Multiview color reproduction

Multiview color reproduction

Whatever the technology used (laser printing, 3D printing, textiles, nano-structured surface), color management for printing remains a major scientific challenge due to the multiple parameters involved in dye diffusion as well as substrates: spectrum and direction of illumination, direction of observation, polarization, spectral sensitivity of the sensor used. The objective is to predict as precisely as possible the color rendering of the printed matter, but with a minimal calibration phase.

Spectral models for light scattering (MMIS project) are designed to facilitate digital color management (IAU project) while addressing the wide variety of printing technologies used today and the wide range of media. These spectral models allow not only color management for opaque prints seen through light reflection, but also for double-sided prints seen by light transmission (backlighting). They also open up to new 3D printing technologies (partnership with Océ Print Logic).

New multiview image concepts have been developped, where a single printed medium displays different images according to the lighting and observation conditions. This is the case, for example, with double-sided prints displaying different images when illuminated from the front or back side, or colored lustres produced by laser on glass (Nanoparticles project).

A printed paper placed at the window of a room receives mainly light from outside, but also ambiant light from the room (around 10% of the total illumination). From outdoors, we therefore see the recto-image by light reflection (image on the left) whereas from indoors we see the superposition of the recto- and verso-images by light transmission (image in the middle). In this example, the verso-image has been designed thanks to a spectral flux transfer model, taking into account the optical properties of the support, the inks, and the illumination conditions, in order to display one image different from the one viewed from outdoors. When the lighting conditions are modified, for exemple by a shadow, the image visible from outdoors becomes also visible from indoors.

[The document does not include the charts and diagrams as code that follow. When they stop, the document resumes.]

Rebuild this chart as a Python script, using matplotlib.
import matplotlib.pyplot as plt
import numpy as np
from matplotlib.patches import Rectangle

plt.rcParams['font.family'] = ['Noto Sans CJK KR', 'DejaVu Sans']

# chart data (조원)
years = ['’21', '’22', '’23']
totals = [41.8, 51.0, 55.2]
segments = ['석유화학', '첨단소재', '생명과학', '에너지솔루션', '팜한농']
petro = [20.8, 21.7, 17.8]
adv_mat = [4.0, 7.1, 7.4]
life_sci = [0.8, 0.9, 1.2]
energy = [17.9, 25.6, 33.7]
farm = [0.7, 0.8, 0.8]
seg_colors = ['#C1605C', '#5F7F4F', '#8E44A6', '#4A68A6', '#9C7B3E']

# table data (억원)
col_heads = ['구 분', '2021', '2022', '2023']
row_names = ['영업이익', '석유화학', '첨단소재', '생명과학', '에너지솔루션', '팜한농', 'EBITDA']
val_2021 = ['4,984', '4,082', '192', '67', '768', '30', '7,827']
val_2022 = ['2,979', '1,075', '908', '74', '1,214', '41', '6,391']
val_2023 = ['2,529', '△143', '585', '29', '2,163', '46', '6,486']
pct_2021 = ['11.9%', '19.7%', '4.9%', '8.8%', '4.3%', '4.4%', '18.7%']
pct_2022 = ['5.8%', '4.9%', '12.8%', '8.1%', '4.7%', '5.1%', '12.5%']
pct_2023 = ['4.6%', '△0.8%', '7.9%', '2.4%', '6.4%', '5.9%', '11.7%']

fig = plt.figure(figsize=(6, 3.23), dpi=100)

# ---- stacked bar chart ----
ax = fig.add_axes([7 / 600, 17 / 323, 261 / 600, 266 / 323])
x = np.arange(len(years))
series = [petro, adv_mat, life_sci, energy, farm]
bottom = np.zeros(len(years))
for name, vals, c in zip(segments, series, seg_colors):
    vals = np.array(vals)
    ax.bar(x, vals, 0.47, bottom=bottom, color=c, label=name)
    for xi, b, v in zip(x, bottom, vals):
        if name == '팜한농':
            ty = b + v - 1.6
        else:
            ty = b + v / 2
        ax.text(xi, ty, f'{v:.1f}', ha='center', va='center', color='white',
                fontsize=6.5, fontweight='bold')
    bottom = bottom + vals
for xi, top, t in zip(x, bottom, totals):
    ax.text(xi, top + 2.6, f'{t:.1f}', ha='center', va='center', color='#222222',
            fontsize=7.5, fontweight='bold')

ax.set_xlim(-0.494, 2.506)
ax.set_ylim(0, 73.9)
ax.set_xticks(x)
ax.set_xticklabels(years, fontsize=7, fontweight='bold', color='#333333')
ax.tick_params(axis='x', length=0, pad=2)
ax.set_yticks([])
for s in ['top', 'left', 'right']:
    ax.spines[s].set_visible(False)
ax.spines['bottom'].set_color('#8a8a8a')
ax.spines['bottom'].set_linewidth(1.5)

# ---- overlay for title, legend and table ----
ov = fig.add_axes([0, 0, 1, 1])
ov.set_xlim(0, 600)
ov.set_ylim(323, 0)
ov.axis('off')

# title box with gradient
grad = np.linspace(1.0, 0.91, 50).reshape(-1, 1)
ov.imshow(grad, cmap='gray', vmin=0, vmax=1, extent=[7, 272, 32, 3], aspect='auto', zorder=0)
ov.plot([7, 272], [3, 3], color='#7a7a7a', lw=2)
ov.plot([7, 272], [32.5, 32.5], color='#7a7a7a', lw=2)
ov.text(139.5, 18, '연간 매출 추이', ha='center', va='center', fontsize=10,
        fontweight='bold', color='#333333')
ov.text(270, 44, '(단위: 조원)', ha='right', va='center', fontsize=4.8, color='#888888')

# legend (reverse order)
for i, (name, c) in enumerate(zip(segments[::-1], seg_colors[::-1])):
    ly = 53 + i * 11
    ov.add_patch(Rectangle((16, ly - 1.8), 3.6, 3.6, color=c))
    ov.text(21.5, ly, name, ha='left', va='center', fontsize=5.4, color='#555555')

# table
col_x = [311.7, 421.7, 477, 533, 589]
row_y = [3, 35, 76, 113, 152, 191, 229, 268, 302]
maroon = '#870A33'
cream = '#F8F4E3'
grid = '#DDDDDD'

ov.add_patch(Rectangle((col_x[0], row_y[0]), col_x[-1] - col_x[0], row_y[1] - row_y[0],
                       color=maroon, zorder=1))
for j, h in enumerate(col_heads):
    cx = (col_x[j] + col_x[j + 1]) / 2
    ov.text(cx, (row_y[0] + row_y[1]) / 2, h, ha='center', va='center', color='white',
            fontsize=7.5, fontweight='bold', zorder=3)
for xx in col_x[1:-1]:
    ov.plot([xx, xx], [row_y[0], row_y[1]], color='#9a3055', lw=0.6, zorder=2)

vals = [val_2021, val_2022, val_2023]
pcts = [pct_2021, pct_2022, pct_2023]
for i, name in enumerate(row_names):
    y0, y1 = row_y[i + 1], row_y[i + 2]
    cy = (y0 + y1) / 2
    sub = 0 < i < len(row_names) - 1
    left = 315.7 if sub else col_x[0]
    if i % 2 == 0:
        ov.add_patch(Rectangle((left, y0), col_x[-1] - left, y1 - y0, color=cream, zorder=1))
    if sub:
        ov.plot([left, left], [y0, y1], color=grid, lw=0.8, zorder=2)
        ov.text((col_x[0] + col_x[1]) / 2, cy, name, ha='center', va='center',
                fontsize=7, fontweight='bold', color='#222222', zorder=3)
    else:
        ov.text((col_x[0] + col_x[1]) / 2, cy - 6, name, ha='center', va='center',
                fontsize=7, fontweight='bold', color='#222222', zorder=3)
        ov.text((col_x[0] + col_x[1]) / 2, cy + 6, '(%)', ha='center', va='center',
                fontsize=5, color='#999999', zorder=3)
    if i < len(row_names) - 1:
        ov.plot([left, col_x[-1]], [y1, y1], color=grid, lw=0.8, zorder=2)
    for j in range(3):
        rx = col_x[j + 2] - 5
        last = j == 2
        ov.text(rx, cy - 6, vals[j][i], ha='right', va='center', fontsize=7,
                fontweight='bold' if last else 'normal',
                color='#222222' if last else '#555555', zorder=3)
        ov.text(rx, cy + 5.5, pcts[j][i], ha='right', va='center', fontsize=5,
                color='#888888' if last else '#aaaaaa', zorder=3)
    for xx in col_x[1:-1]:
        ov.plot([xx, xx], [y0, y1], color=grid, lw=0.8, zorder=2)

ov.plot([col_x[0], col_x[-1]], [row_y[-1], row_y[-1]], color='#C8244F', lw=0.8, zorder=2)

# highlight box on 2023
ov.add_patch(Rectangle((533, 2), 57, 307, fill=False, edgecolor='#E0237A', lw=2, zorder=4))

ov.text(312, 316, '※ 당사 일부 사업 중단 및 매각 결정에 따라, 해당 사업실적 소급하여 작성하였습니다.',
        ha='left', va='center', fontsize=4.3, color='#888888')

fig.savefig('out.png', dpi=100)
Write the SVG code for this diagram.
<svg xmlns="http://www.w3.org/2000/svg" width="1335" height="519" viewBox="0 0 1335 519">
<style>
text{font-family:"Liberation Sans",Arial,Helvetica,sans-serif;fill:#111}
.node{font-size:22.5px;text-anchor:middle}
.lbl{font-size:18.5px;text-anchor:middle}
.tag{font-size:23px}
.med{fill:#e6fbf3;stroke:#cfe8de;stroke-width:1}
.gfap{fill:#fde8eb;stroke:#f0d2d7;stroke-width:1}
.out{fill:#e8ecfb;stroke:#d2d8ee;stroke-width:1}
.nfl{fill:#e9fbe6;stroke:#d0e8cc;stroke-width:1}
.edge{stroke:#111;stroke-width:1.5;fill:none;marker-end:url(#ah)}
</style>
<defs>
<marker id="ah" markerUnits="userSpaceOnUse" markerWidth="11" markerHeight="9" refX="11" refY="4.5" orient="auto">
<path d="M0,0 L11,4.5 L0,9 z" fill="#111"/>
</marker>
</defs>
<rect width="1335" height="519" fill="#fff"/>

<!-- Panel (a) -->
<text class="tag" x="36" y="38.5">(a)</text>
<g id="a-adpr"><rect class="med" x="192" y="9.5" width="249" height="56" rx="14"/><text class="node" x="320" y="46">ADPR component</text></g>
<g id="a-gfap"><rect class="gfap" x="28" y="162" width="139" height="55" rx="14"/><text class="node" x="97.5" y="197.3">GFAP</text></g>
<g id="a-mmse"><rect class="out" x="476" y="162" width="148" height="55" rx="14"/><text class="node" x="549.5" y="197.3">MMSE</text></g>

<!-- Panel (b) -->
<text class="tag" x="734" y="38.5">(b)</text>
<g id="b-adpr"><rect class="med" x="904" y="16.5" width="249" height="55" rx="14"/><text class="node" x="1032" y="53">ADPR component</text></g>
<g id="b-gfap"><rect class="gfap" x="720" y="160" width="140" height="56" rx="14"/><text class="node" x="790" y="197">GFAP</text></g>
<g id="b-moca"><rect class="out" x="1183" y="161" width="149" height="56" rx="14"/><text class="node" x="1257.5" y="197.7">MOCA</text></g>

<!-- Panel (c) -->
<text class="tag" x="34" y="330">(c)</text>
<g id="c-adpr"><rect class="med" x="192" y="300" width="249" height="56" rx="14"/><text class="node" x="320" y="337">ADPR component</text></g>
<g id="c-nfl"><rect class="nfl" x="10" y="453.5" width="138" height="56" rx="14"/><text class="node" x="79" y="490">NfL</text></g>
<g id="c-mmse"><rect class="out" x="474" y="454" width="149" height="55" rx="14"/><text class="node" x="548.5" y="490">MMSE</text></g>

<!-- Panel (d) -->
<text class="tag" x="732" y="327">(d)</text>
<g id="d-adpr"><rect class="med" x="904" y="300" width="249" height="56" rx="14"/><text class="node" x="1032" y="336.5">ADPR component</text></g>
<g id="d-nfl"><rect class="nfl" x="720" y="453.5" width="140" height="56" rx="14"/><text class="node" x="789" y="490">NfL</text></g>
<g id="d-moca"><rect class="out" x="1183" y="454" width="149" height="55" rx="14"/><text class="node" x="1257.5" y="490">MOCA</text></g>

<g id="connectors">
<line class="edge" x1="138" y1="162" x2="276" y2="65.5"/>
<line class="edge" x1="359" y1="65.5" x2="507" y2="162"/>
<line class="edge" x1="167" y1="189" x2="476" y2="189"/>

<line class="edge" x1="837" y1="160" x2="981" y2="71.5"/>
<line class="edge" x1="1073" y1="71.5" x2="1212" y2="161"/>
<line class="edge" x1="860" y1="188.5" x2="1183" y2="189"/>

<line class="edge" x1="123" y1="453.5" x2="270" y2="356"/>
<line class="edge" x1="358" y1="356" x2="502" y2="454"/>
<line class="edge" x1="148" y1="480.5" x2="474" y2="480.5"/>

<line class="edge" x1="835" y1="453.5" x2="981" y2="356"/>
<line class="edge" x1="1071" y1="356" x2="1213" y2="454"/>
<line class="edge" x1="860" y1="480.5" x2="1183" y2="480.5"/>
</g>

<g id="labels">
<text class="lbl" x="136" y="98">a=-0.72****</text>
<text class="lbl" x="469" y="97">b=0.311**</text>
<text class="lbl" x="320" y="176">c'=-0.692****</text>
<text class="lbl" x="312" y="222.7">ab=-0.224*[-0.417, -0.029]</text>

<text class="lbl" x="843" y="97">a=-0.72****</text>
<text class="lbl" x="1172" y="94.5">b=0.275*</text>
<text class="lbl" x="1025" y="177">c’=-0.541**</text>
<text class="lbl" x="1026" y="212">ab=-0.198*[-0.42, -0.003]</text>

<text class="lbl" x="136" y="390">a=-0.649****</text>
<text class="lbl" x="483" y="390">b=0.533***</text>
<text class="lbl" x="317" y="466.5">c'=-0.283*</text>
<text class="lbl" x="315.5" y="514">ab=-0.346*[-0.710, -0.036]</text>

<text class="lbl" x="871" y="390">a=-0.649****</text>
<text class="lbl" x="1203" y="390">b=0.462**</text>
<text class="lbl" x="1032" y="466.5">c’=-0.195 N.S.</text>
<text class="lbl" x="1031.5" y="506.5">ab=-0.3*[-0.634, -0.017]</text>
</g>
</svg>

Mazauric, S., Hébert, M., Simonot, L., & Fournel, T. (2014). Two-flux transfer matrix model for predicting the reflectance and transmittance of duplex halftone prints. JOSA A, 31(12), 2775-2788.

Dalloz, N., Mazauric, S., Fournel, T., & Hébert, M. (2017). How to design a recto-verso print displaying different images in various everyday-life lighting conditions. Electronic Imaging, 2017(8), 33-41.

Example of image (1 x 1 cm) produced on glass plate produced by laser irradiation, displaying different colors according to the illumination and observations conditions(in collaboration with the Nanoparticles project of the Laboratoire Hubert Curien).

Destouches, N., Martínez-García, J., Hébert, M., Crespo-Monteiro, N., Vitrant, G., Liu, Z., ... & Lefkir, Y. (2014). Dichroic colored luster of laser-induced silver nanoparticle gratings buried in dense inorganic films. JOSA B, 31(11), C1-C7.